Material provided:
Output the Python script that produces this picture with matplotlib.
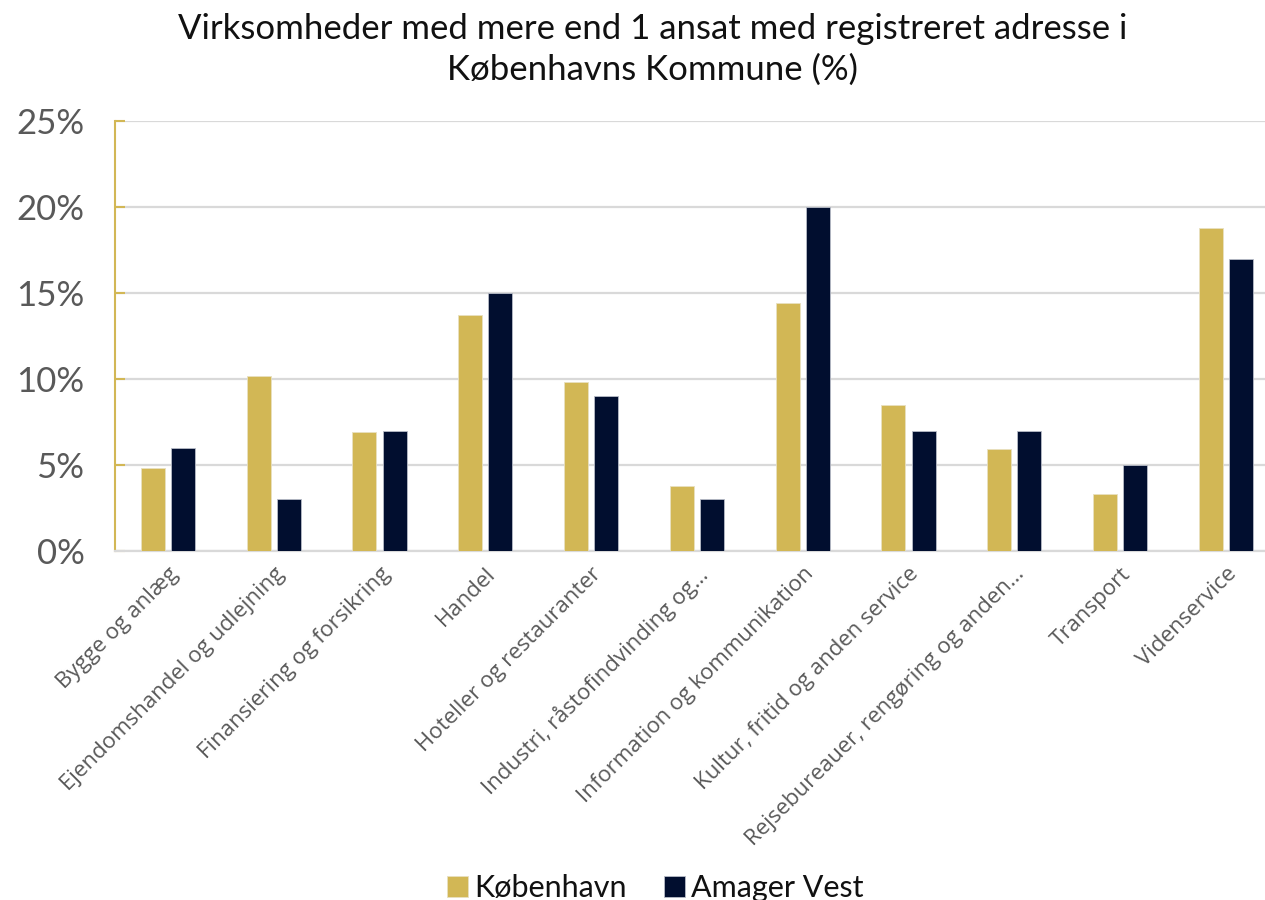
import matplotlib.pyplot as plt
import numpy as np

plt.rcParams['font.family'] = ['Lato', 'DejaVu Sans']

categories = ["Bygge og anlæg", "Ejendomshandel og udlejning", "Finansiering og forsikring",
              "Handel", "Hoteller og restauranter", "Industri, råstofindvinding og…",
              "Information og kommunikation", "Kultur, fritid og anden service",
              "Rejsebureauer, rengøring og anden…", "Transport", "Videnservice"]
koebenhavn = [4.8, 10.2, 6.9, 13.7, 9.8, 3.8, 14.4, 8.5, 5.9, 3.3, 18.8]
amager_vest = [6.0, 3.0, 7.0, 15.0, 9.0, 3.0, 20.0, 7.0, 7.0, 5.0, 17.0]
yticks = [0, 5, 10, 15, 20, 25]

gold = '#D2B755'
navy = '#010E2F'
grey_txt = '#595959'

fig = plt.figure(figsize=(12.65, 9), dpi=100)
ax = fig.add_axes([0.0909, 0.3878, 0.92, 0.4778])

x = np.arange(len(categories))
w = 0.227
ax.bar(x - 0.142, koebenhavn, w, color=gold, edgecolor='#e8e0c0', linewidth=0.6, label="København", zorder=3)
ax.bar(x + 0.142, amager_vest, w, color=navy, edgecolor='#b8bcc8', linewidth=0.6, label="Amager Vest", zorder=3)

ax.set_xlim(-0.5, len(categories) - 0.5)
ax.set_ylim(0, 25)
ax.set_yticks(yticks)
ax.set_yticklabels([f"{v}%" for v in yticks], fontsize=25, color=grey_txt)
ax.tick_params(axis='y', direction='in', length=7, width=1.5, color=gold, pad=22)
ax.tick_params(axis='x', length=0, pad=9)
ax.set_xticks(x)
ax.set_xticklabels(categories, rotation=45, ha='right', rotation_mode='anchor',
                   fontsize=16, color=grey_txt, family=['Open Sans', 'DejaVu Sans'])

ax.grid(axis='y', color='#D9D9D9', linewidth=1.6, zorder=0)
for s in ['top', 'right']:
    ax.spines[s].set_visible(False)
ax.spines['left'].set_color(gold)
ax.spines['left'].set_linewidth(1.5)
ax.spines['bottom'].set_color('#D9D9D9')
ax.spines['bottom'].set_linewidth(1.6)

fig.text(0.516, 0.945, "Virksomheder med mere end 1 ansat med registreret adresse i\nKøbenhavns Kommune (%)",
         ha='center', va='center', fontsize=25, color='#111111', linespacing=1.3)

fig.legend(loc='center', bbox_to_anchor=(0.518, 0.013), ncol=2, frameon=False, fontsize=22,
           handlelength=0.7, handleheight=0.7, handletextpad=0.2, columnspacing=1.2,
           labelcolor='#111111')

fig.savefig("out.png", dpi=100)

Directions for this task:
Transcribe the opening line of the listing above, please, and every line after it through the line with "plt.rcParams['font.family'] = ['Lato', 'DejaVu", word for word, without pictures.

Correct result:
Output the Python script that produces this picture with matplotlib.
import matplotlib.pyplot as plt
import numpy as np

plt.rcParams['font.family'] = ['Lato', 'DejaVu Sans']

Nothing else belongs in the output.